Items listed in a dataset

- - - - -

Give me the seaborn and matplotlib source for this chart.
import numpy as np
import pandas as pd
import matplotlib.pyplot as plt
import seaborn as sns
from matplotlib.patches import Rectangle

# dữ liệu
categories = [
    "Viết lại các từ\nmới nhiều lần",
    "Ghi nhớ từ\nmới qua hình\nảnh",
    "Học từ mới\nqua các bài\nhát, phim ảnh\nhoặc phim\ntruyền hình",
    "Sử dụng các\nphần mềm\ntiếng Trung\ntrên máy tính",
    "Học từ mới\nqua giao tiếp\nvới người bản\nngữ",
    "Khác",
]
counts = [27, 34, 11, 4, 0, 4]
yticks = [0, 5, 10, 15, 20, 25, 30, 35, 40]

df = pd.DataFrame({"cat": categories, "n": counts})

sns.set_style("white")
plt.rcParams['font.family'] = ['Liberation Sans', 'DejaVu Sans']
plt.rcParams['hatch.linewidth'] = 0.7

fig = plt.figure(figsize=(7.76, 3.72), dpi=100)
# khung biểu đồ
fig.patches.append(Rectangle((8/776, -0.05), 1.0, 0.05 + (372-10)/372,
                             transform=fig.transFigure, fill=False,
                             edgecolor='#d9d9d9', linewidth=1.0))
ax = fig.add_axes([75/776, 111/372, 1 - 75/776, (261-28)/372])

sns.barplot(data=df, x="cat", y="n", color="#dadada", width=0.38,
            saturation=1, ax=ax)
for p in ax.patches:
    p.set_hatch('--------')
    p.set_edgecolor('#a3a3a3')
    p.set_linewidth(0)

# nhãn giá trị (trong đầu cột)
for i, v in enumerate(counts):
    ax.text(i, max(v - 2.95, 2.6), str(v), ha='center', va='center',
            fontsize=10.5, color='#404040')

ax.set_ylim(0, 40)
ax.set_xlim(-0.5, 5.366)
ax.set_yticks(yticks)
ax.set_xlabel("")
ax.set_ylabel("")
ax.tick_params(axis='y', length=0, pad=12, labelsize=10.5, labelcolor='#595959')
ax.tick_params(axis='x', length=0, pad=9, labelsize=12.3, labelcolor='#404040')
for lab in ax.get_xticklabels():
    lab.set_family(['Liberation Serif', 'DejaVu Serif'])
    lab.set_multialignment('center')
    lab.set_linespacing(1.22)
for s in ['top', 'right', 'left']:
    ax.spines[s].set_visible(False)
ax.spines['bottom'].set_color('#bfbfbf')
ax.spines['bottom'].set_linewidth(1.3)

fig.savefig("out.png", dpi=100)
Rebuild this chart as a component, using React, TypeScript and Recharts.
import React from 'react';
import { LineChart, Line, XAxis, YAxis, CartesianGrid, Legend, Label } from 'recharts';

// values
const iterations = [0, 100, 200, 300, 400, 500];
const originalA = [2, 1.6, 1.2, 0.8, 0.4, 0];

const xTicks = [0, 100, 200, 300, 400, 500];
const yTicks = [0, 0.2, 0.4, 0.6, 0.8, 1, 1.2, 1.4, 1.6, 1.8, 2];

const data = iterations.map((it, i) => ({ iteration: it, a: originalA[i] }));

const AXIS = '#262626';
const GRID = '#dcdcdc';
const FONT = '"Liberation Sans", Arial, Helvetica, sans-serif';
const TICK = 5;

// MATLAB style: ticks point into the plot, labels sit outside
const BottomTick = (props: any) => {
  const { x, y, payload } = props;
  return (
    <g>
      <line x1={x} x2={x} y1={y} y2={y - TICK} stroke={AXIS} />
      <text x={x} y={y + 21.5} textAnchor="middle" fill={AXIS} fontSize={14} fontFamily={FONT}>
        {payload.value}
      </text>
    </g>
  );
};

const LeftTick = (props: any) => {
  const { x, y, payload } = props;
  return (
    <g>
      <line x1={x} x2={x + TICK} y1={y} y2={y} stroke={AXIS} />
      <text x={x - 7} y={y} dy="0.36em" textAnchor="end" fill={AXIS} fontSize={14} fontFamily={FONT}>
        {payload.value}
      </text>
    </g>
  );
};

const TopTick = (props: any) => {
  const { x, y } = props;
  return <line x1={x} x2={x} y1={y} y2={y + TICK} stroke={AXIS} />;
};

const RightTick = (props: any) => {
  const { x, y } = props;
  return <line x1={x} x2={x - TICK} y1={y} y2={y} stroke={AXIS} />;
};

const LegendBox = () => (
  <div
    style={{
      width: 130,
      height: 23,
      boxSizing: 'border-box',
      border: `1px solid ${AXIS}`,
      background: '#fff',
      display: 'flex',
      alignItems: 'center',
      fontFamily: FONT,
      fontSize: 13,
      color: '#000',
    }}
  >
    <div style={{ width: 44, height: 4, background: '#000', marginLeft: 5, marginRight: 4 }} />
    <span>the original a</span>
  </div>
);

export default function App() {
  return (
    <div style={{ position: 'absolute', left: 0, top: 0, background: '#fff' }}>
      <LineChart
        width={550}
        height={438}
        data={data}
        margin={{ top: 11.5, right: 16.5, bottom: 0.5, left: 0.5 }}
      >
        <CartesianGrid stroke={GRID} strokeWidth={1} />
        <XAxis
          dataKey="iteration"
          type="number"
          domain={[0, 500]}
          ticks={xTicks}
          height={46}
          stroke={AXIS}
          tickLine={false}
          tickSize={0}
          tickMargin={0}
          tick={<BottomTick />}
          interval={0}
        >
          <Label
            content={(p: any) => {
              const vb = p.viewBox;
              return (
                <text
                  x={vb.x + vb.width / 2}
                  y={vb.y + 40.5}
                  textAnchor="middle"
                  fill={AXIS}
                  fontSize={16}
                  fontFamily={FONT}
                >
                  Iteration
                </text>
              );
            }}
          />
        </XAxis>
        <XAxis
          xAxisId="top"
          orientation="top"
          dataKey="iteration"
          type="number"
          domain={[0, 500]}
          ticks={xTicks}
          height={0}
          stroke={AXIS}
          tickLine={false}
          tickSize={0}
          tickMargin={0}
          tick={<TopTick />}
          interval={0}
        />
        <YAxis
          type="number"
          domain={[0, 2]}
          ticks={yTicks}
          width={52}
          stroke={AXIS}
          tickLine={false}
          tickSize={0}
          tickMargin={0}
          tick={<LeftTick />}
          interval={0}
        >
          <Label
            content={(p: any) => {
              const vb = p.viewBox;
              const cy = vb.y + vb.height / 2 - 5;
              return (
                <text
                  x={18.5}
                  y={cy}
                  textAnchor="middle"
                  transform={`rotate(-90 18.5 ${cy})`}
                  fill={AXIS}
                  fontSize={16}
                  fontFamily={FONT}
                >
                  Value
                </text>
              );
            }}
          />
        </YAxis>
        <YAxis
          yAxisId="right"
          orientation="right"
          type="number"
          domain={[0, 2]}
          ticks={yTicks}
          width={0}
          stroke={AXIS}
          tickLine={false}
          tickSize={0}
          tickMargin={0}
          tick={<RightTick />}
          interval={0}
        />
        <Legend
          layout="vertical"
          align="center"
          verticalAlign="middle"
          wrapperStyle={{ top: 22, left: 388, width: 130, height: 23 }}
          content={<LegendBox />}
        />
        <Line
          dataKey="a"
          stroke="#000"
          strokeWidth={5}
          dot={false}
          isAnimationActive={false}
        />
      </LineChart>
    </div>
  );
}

- - - - -

# [Given task]
Quote the listing above from its first line to the line with "plt.rcParams['hatch.linewidth'] = 0.7", inclusive, and add nothing.

# [Output below]
Give me the seaborn and matplotlib source for this chart.
import numpy as np
import pandas as pd
import matplotlib.pyplot as plt
import seaborn as sns
from matplotlib.patches import Rectangle

# dữ liệu
categories = [
    "Viết lại các từ\nmới nhiều lần",
    "Ghi nhớ từ\nmới qua hình\nảnh",
    "Học từ mới\nqua các bài\nhát, phim ảnh\nhoặc phim\ntruyền hình",
    "Sử dụng các\nphần mềm\ntiếng Trung\ntrên máy tính",
    "Học từ mới\nqua giao tiếp\nvới người bản\nngữ",
    "Khác",
]
counts = [27, 34, 11, 4, 0, 4]
yticks = [0, 5, 10, 15, 20, 25, 30, 35, 40]

df = pd.DataFrame({"cat": categories, "n": counts})

sns.set_style("white")
plt.rcParams['font.family'] = ['Liberation Sans', 'DejaVu Sans']
plt.rcParams['hatch.linewidth'] = 0.7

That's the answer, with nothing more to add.